━━ Available data
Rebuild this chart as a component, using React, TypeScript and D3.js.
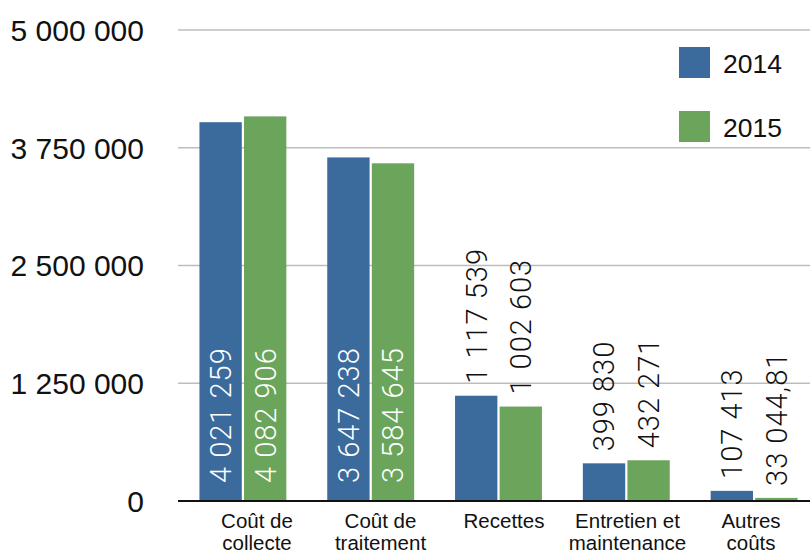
import React from "react";
import * as d3 from "d3";

const categories = ["Coût de\ncollecte", "Coût de\ntraitement", "Recettes", "Entretien et\nmaintenance", "Autres\ncoûts"];
const series = ["2014", "2015"];
const values2014 = [4021259, 3647238, 1117539, 399830, 107413];
const values2015 = [4082906, 3584645, 1002603, 432271, 33044.81];
const valueLabels2014 = ["4 021 259", "3 647 238", "1 117 539", "399 830", "107 413"];
const valueLabels2015 = ["4 082 906", "3 584 645", "1 002 603", "432 271", "33 044,81"];
const yTicks = [0, 1250000, 2500000, 3750000, 5000000];
const yTickLabels = ["0", "1 250 000", "2 500 000", "3 750 000", "5 000 000"];

const colors = ["#3b6a9c", "#6aa55b"];
const W = 810;
const H = 554;

export default function App() {
  const y = d3.scaleLinear().domain([0, 5000000]).range([501, 30]);
  const x0 = d3.scaleBand<string>().domain(categories).range([179, 818]).paddingInner(0.32).paddingOuter(0.16);
  const x1 = d3.scaleBand<string>().domain(series).range([0, x0.bandwidth()]).paddingInner(0.05);
  const xLab = d3.scalePoint<string>().domain(categories).range([257, 751]);
  const data = [values2014, values2015];
  const labels = [valueLabels2014, valueLabels2015];
  const legendY = d3.scalePoint<string>().domain(series).range([47, 111]);

  return (
    <div style={{ position: "fixed", left: 0, top: 0, width: W, height: H, background: "#fff" }}>
      <svg width={W} height={H} style={{ display: "block" }} fontFamily="'Liberation Sans', Arial, sans-serif">
        {yTicks.map((t, i) => (
          <g key={t}>
            {t !== 0 && <line x1={178} x2={W} y1={y(t)} y2={y(t)} stroke="#bdbdbd" strokeWidth={1.5} />}
            <text x={144} y={y(t)} dy="0.36em" textAnchor="end" fontSize={30} fill="#111">
              {yTickLabels[i]}
            </text>
          </g>
        ))}
        {categories.map((c, ci) => (
          <g key={c}>
            {series.map((s, si) => {
              const v = data[si][ci];
              const bx = (x0(c) as number) + (x1(s) as number);
              const bw = x1.bandwidth();
              const top = y(v);
              const h = y(0) - top;
              const inside = h > 160;
              const cx = bx + bw / 2;
              const ly = inside ? y(0) - 18 : top - 12;
              return (
                <g key={s}>
                  <rect x={bx} y={top} width={bw} height={h} fill={colors[si]} />
                  <text
                    transform={`translate(${cx},${ly}) rotate(-90)`}
                    dy="0.36em"
                    textAnchor="start"
                    fontSize={29}
                    fontFamily="Roboto, 'Liberation Sans', sans-serif"
                    fontWeight={300}
                    letterSpacing={1}
                    fill={inside ? "#fff" : "#111"}
                  >
                    {labels[si][ci]}
                  </text>
                </g>
              );
            })}
            <text x={xLab(c)} y={528} textAnchor="middle" fontSize={20.5} fill="#111">
              {c.split("\n").map((line, li) => (
                <tspan key={li} x={xLab(c)} dy={li === 0 ? 0 : 22}>
                  {line}
                </tspan>
              ))}
            </text>
          </g>
        ))}
        <line x1={178} x2={W} y1={y(0)} y2={y(0)} stroke="#111" strokeWidth={2} />
        {series.map((s, si) => (
          <g key={s}>
            <rect x={679} y={legendY(s)} width={31} height={31} fill={colors[si]} />
            <text x={723} y={(legendY(s) as number) + 15.5} dy="0.38em" fontSize={26.5} fill="#111">
              {s}
            </text>
          </g>
        ))}
      </svg>
    </div>
  );
}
━━━━
Instructions for the task: Give again, exactly, the lines from the start of the data through the one holding "import * as"; omit the pictures.

Solution:
Rebuild this chart as a component, using React, TypeScript and D3.js.
import React from "react";
import * as d3 from "d3";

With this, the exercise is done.